If you told a Pirate fan before the season that the Bucs would be 76-80 heading into the season's final week, that fan would probably be pretty happy. Most outlets expected the Pirates to win around 70 games this season, and their performance has exceeded those expectations.
Because of the way the 2012 season progressed in Pittsburgh, most fans are understandably disappointed. The Pirates were a legitimate playoff candidate into September, and in the middle of August it was unfathomable that the Bucs would actually fail to break their infamous streak of 19 consecutive losing seasons. Yet here they are, looking at their second straight late-season collapse.
The Pirates' collapse is unquestionably awful, and fans and the team alike have to view 2012 as a huge missed opportunity. But unlike 2011, when a team that was in over its head simply fell off the pace, the Bucs can take plenty of positives from the 2012 season that will hopefully be part of Pirate baseball for years to come.
The Pirates have gone from a team that was traditionally a light-hitting outfit to ranking fourth in the National League in home runs in 2012. While many players have contributed to this power surge, Pedro Alvarez and Garrett Jones provide the Bucs with two consistent home run threats in 2013 and beyond.
The emergence of Alvarez, the former No. 2 overall pick in the MLB draft, as an above-average regular has been one the Pirates' best developments on the 2012 season. The third baseman still has some issues getting on base, but he has provided competent defense at third this season while showing why he can be a feared run producer for the next decade.
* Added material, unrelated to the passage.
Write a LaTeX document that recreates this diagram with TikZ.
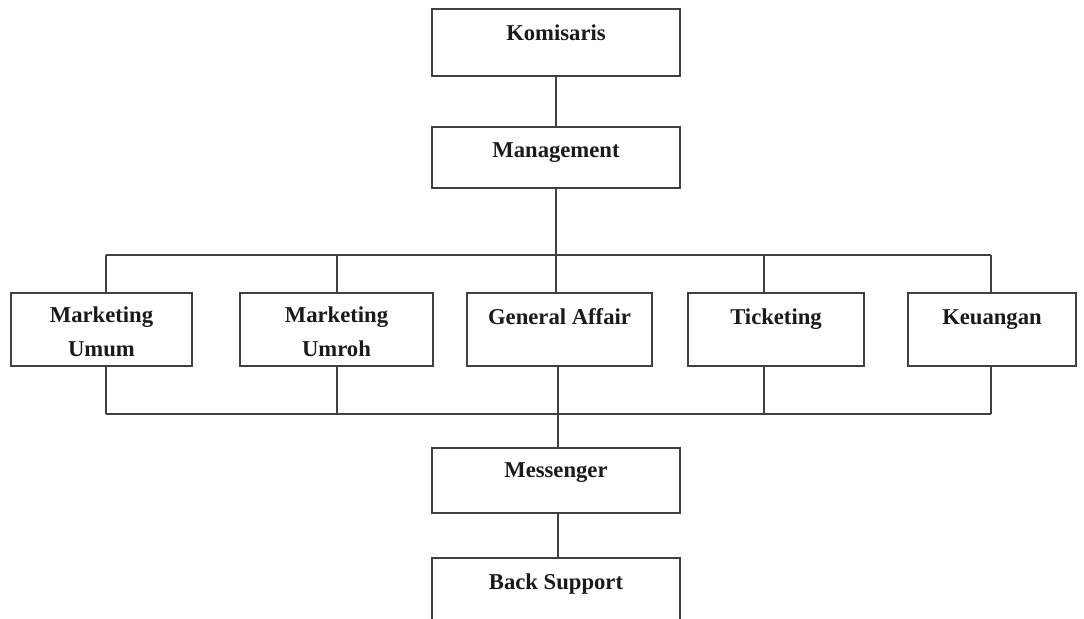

Jones, one of Neal Huntington's scrap-heap acquisitions, has put together a strong season as well. His .515 slugging percentage was second to only Andrew McCutchen on the Pirates, and he is one of the few Bucs whose level of play has not slipped over the past six weeks.
In Alvarez and Jones, the Pirates have legitimate No. 4 and No. 5 hitters to fill out the heart of their lineup (along with McCutchen, of course) next season.
The Pittsburgh pitching staff's struggles during the last two months are not just a case of anticipated regression as they were in 2011. The Pirate rotation has slumped, but the presence of power pitchers like A.J. Burnett and James McDonald gives the team reason to believe that their pitchers can be competitive once again next year.
Burnett is not without his flaws, though acquiring him from the Yankees at little to no cost was clearly one of Neal Huntington's best moves in Pittsburgh. McDonald has clearly had his control problems in the second half.
But at the same time, these two pitchers provide the Pirates with legitimate top-of-the-rotation potential, something this team has been lacking for years. Add Gerrit Cole and Jameson Taillon and the Bucs' pitch-to-contact days are a thing of the past.
The Pirates saw a lot of new faces toward the end of 2012, both through trade acquisitions and promoting a slew of prospects. Several of these new faces will be back next season, ready to play effective roles after adjusting to becoming Pirates.
Wandy Rodriguez, Travis Snider and Gaby Sanchez, all added through trade, should each play a large role on the 2013 Pirates. Rodriguez will be the No. 2 or No. 3 starter, Snider will likely become the everyday right fielder, and Sanchez will be a key reserve and the first bat off the bench.
The Bucs' young blood will have a major role to play in Pittsburgh. Starling Marte's season was derailed by injury, but he will be at full strength next year as the lead-off hitter. In Marte, Snider and McCutchen, the Pirates may have the best defensive outfield in baseball.
Kyle McPherson and Jeff Locke will contend for slots in the starting rotation, while Bryan Morris, Chris Leroux and Justin Wilson can all be effective out of the bullpen.
While 2012 will immediately be remembered as the year of the epic collapse in Pittsburgh, down the road it may simply be known as the year Andrew McCutchen developed into a perennial MVP candidate.
Even after a recent slump, McCutchen's numbers have been mind-numbing this year, as his on-base percentage remains above .400 and he comfortably leads the team with a .558 slugging percentage. He is an elite baserunner and above-average defender as well.
To top it all off, McCutchen is only 25 years old and has all the characteristics of a charismatic team leader. McCutchen is going to be the face of the Pirates for a long time, and there are few teams in baseball who have a better player to build around. The Bucs are very lucky that they locked McCutchen up long-term before his breakout year.
This season will leave Pirate fans with a bitter taste in their mouths, but it was undoubtedly the most exciting summer in Pittsburgh in a long while.
The Pirates have not truly been in a pennant race in many years; even last year the Pirates were in a pretty poor position by mid-August, when pennant races truly start to heat up. Fans were devoted to the Bucs night in and night out in 2012, and local media couldn't write about them enough while the national media also took notice.
2012 was a reminder of why Pirate fans have put up with all the years of losing. There will be no better feeling for any fanbase than when the Bucs finally make it all the way back. Based on improvements this year and some of the elite talent that is on the way, this outcome may be pretty close on the horizon.